> [WHAT YOU SHOULD DO] Copy nothing but the text: repeat each entry exactly and drop the images.

[Recorded data]
****

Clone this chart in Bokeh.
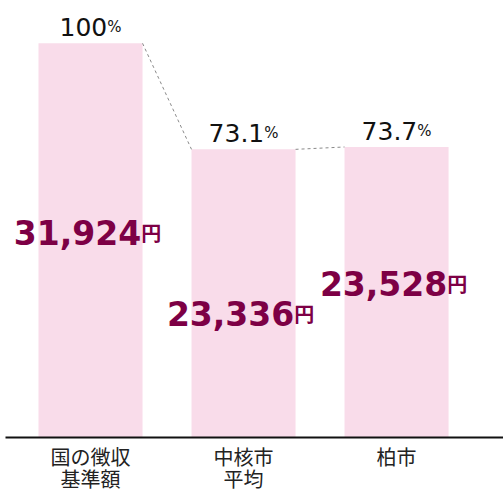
from bokeh.plotting import figure
from bokeh.models import FixedTicker, Range1d, ColumnDataSource
from bokeh.core.properties import value
from bokeh.embed import file_html
from bokeh.resources import INLINE

# ---- data ----
categories = ["国の徴収\n基準額", "中核市\n平均", "柏市"]
amounts = [31924, 23336, 23528]          # 円
percents = [100.0, 73.1, 73.7]           # % of national standard
pct_labels = ["100", "73.1", "73.7"]
amount_labels = ["31,924", "23,336", "23,528"]

# ---- style ----
label_y = [48.5, 28.0, 35.6]             # vertical anchor of amount labels (data units)
bar_w = 0.68
bar_color = "#f9dcea"
amt_color = "#7d0045"

xs = list(range(len(categories)))

p = figure(width=503, height=496, output_backend="svg", toolbar_location=None,
           x_range=Range1d(-0.5556, 2.699), y_range=Range1d(0, 110.86),
           min_border_left=5, min_border_right=0, min_border_top=0, min_border_bottom=57)
p.outline_line_color = None
p.xgrid.visible = False
p.ygrid.visible = False
p.yaxis.visible = False
p.background_fill_color = "white"
p.border_fill_color = "white"

src = ColumnDataSource(dict(x=xs, pct=percents, amt=amounts))
p.vbar(x="x", top="pct", width=bar_w, bottom=0, source=src,
       fill_color=bar_color, line_color=None)

# dashed connectors between bar tops
for i in range(len(xs) - 1):
    p.line([xs[i] + bar_w / 2, xs[i + 1] - bar_w / 2], [percents[i], percents[i + 1]],
           line_color="#8a8a8a", line_width=1, line_dash="3 3")

def w_num(s, fs, digit=0.636, dot=0.318, comma=0.318):
    w = 0
    for c in s:
        if c == ".":
            w += dot * fs
        elif c == ",":
            w += comma * fs
        else:
            w += digit * fs
    return w

# percent labels
pfs, psfs = 25, 15
for i, s in enumerate(pct_labels):
    wn = w_num(s, pfs)
    wp = 0.95 * psfs
    off = (wn - wp) / 2
    p.text(x=[xs[i]], y=[percents[i]], text=[s], x_offset=off, y_offset=-16,
           text_align="right", text_baseline="alphabetic",
           text_font=value("DejaVu Sans"), text_font_size=f"{pfs}px", text_color="#111111")
    p.text(x=[xs[i]], y=[percents[i]], text=["%"], x_offset=off, y_offset=-16,
           text_align="left", text_baseline="alphabetic",
           text_font=value("DejaVu Sans"), text_font_size=f"{psfs}px", text_color="#111111")

# amount labels
afs, yfs = 33, 20
for i, s in enumerate(amount_labels):
    wn = w_num(s, afs, digit=0.696, comma=0.38)
    off = (wn - yfs) / 2 - 3
    p.text(x=[xs[i]], y=[label_y[i]], text=[s], x_offset=off, y_offset=-14,
           text_align="right", text_baseline="alphabetic",
           text_font=value("DejaVu Sans"), text_font_style="bold",
           text_font_size=f"{afs}px", text_color=amt_color)
    p.text(x=[xs[i]], y=[label_y[i]], text=["円"], x_offset=off, y_offset=-14,
           text_align="left", text_baseline="alphabetic",
           text_font=value("Noto Sans CJK JP"), text_font_style="bold",
           text_font_size=f"{yfs}px", text_color=amt_color)

ax = p.xaxis[0]
ax.ticker = FixedTicker(ticks=xs)
ax.major_label_overrides = {i: c for i, c in zip(xs, categories)}
ax.major_tick_line_color = None
ax.minor_tick_line_color = None
ax.axis_line_color = "#111111"
ax.axis_line_width = 2
ax.major_label_text_font = "Noto Sans CJK JP"
ax.major_label_text_font_size = "20px"
ax.major_label_text_line_height = 0.79
ax.major_label_text_color = "#222222"
ax.major_label_standoff = -2

open("out.html", "w").write(file_html(p, INLINE))
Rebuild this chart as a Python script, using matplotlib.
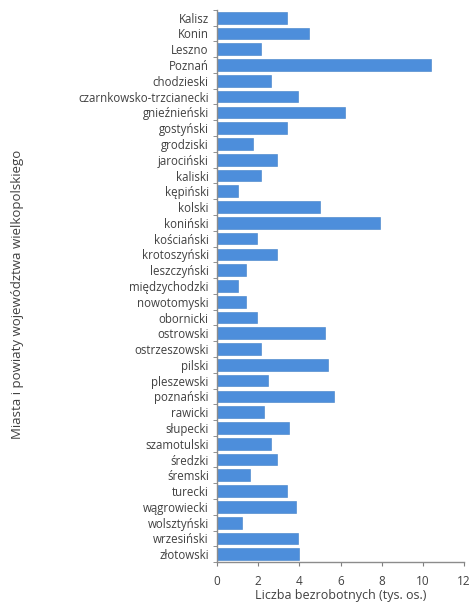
import matplotlib.pyplot as plt
import numpy as np

powiaty = ['Kalisz', 'Konin', 'Leszno', 'Poznań', 'chodzieski',
           'czarnkowsko-trzcianecki', 'gnieźnieński', 'gostyński', 'grodziski',
           'jarociński', 'kaliski', 'kępiński', 'kolski', 'koniński',
           'kościański', 'krotoszyński', 'leszczyński', 'międzychodzki',
           'nowotomyski', 'obornicki', 'ostrowski', 'ostrzeszowski', 'pilski',
           'pleszewski', 'poznański', 'rawicki', 'słupecki', 'szamotulski',
           'średzki', 'śremski', 'turecki', 'wągrowiecki', 'wolsztyński',
           'wrzesiński', 'złotowski']
bezrobotni = [3.4, 4.45, 2.15, 10.38, 2.62,
              3.92, 6.23, 3.4, 1.76,
              2.93, 2.15, 1.0, 5.0, 7.92,
              1.93, 2.93, 1.39, 1.0,
              1.38, 1.93, 5.23, 2.15, 5.39,
              2.46, 5.7, 2.3, 3.47, 2.62,
              2.93, 1.62, 3.4, 3.84, 1.23,
              3.92, 4.0]
xticks = [0, 2, 4, 6, 8, 10, 12]

plt.rcParams['font.family'] = ['Open Sans', 'DejaVu Sans']

fig = plt.figure(figsize=(4.73, 6.13), dpi=100)
ax = fig.add_axes([0.459, 0.083, 0.522, 0.901])

y = np.arange(len(powiaty))
ax.barh(y, bezrobotni, height=0.74, color='#4D8EDB', edgecolor='#3F7FC8', linewidth=0.4)

ax.set_ylim(len(powiaty) - 0.5, -0.5)
ax.set_xlim(0, 12)
ax.set_yticks(y)
ax.set_yticklabels(powiaty, fontsize=8.3, color='#404040')
ax.set_yticks(np.arange(len(powiaty) + 1) - 0.5, minor=True)
ax.tick_params(axis='y', which='major', length=0, pad=6)
ax.tick_params(axis='y', which='minor', length=3, color='#7f7f7f', direction='out')
ax.set_xticks(xticks)
ax.set_xticklabels([str(t) for t in xticks], fontsize=8.5, color='#404040')
ax.tick_params(axis='x', length=3, color='#7f7f7f', direction='out', pad=6)

for s in ['top', 'right']:
    ax.spines[s].set_visible(False)
for s in ['left', 'bottom']:
    ax.spines[s].set_color('#8c8c8c')
    ax.spines[s].set_linewidth(1.0)

ax.set_xlabel('Liczba bezrobotnych (tys. os.)', fontsize=9, color='#404040', labelpad=1)
fig.text(0.036, 0.52, 'Miasta i powiaty województwa wielkopolskiego', rotation=90,
         ha='center', va='center', fontsize=9.5, color='#404040')

fig.savefig('out.png', dpi=100)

****

> [EXPECTED ANSWER]
Clone this chart in Bokeh.
from bokeh.plotting import figure
from bokeh.models import FixedTicker, Range1d, ColumnDataSource
from bokeh.core.properties import value
from bokeh.embed import file_html
from bokeh.resources import INLINE

# ---- data ----
categories = ["国の徴収\n基準額", "中核市\n平均", "柏市"]
amounts = [31924, 23336, 23528]          # 円
percents = [100.0, 73.1, 73.7]           # % of national standard
pct_labels = ["100", "73.1", "73.7"]
amount_labels = ["31,924", "23,336", "23,528"]

# ---- style ----
label_y = [48.5, 28.0, 35.6]             # vertical anchor of amount labels (data units)
bar_w = 0.68
bar_color = "#f9dcea"
amt_color = "#7d0045"

xs = list(range(len(categories)))

p = figure(width=503, height=496, output_backend="svg", toolbar_location=None,
           x_range=Range1d(-0.5556, 2.699), y_range=Range1d(0, 110.86),
           min_border_left=5, min_border_right=0, min_border_top=0, min_border_bottom=57)
p.outline_line_color = None
p.xgrid.visible = False
p.ygrid.visible = False
p.yaxis.visible = False
p.background_fill_color = "white"
p.border_fill_color = "white"

src = ColumnDataSource(dict(x=xs, pct=percents, amt=amounts))
p.vbar(x="x", top="pct", width=bar_w, bottom=0, source=src,
       fill_color=bar_color, line_color=None)

# dashed connectors between bar tops
for i in range(len(xs) - 1):
    p.line([xs[i] + bar_w / 2, xs[i + 1] - bar_w / 2], [percents[i], percents[i + 1]],
           line_color="#8a8a8a", line_width=1, line_dash="3 3")

def w_num(s, fs, digit=0.636, dot=0.318, comma=0.318):
    w = 0
    for c in s:
        if c == ".":
            w += dot * fs
        elif c == ",":
            w += comma * fs
        else:
            w += digit * fs
    return w

# percent labels
pfs, psfs = 25, 15
for i, s in enumerate(pct_labels):
    wn = w_num(s, pfs)
    wp = 0.95 * psfs
    off = (wn - wp) / 2
    p.text(x=[xs[i]], y=[percents[i]], text=[s], x_offset=off, y_offset=-16,
           text_align="right", text_baseline="alphabetic",
           text_font=value("DejaVu Sans"), text_font_size=f"{pfs}px", text_color="#111111")
    p.text(x=[xs[i]], y=[percents[i]], text=["%"], x_offset=off, y_offset=-16,
           text_align="left", text_baseline="alphabetic",
           text_font=value("DejaVu Sans"), text_font_size=f"{psfs}px", text_color="#111111")

# amount labels
afs, yfs = 33, 20
for i, s in enumerate(amount_labels):
    wn = w_num(s, afs, digit=0.696, comma=0.38)
    off = (wn - yfs) / 2 - 3
    p.text(x=[xs[i]], y=[label_y[i]], text=[s], x_offset=off, y_offset=-14,
           text_align="right", text_baseline="alphabetic",
           text_font=value("DejaVu Sans"), text_font_style="bold",
           text_font_size=f"{afs}px", text_color=amt_color)
    p.text(x=[xs[i]], y=[label_y[i]], text=["円"], x_offset=off, y_offset=-14,
           text_align="left", text_baseline="alphabetic",
           text_font=value("Noto Sans CJK JP"), text_font_style="bold",
           text_font_size=f"{yfs}px", text_color=amt_color)

ax = p.xaxis[0]
ax.ticker = FixedTicker(ticks=xs)
ax.major_label_overrides = {i: c for i, c in zip(xs, categories)}
ax.major_tick_line_color = None
ax.minor_tick_line_color = None
ax.axis_line_color = "#111111"
ax.axis_line_width = 2
ax.major_label_text_font = "Noto Sans CJK JP"
ax.major_label_text_font_size = "20px"
ax.major_label_text_line_height = 0.79
ax.major_label_text_color = "#222222"
ax.major_label_standoff = -2

open("out.html", "w").write(file_html(p, INLINE))
Rebuild this chart as a Python script, using matplotlib.
import matplotlib.pyplot as plt
import numpy as np

powiaty = ['Kalisz', 'Konin', 'Leszno', 'Poznań', 'chodzieski',
           'czarnkowsko-trzcianecki', 'gnieźnieński', 'gostyński', 'grodziski',
           'jarociński', 'kaliski', 'kępiński', 'kolski', 'koniński',
           'kościański', 'krotoszyński', 'leszczyński', 'międzychodzki',
           'nowotomyski', 'obornicki', 'ostrowski', 'ostrzeszowski', 'pilski',
           'pleszewski', 'poznański', 'rawicki', 'słupecki', 'szamotulski',
           'średzki', 'śremski', 'turecki', 'wągrowiecki', 'wolsztyński',
           'wrzesiński', 'złotowski']
bezrobotni = [3.4, 4.45, 2.15, 10.38, 2.62,
              3.92, 6.23, 3.4, 1.76,
              2.93, 2.15, 1.0, 5.0, 7.92,
              1.93, 2.93, 1.39, 1.0,
              1.38, 1.93, 5.23, 2.15, 5.39,
              2.46, 5.7, 2.3, 3.47, 2.62,
              2.93, 1.62, 3.4, 3.84, 1.23,
              3.92, 4.0]
xticks = [0, 2, 4, 6, 8, 10, 12]

plt.rcParams['font.family'] = ['Open Sans', 'DejaVu Sans']

fig = plt.figure(figsize=(4.73, 6.13), dpi=100)
ax = fig.add_axes([0.459, 0.083, 0.522, 0.901])

y = np.arange(len(powiaty))
ax.barh(y, bezrobotni, height=0.74, color='#4D8EDB', edgecolor='#3F7FC8', linewidth=0.4)

ax.set_ylim(len(powiaty) - 0.5, -0.5)
ax.set_xlim(0, 12)
ax.set_yticks(y)
ax.set_yticklabels(powiaty, fontsize=8.3, color='#404040')
ax.set_yticks(np.arange(len(powiaty) + 1) - 0.5, minor=True)
ax.tick_params(axis='y', which='major', length=0, pad=6)
ax.tick_params(axis='y', which='minor', length=3, color='#7f7f7f', direction='out')
ax.set_xticks(xticks)
ax.set_xticklabels([str(t) for t in xticks], fontsize=8.5, color='#404040')
ax.tick_params(axis='x', length=3, color='#7f7f7f', direction='out', pad=6)

for s in ['top', 'right']:
    ax.spines[s].set_visible(False)
for s in ['left', 'bottom']:
    ax.spines[s].set_color('#8c8c8c')
    ax.spines[s].set_linewidth(1.0)

ax.set_xlabel('Liczba bezrobotnych (tys. os.)', fontsize=9, color='#404040', labelpad=1)
fig.text(0.036, 0.52, 'Miasta i powiaty województwa wielkopolskiego', rotation=90,
         ha='center', va='center', fontsize=9.5, color='#404040')

fig.savefig('out.png', dpi=100)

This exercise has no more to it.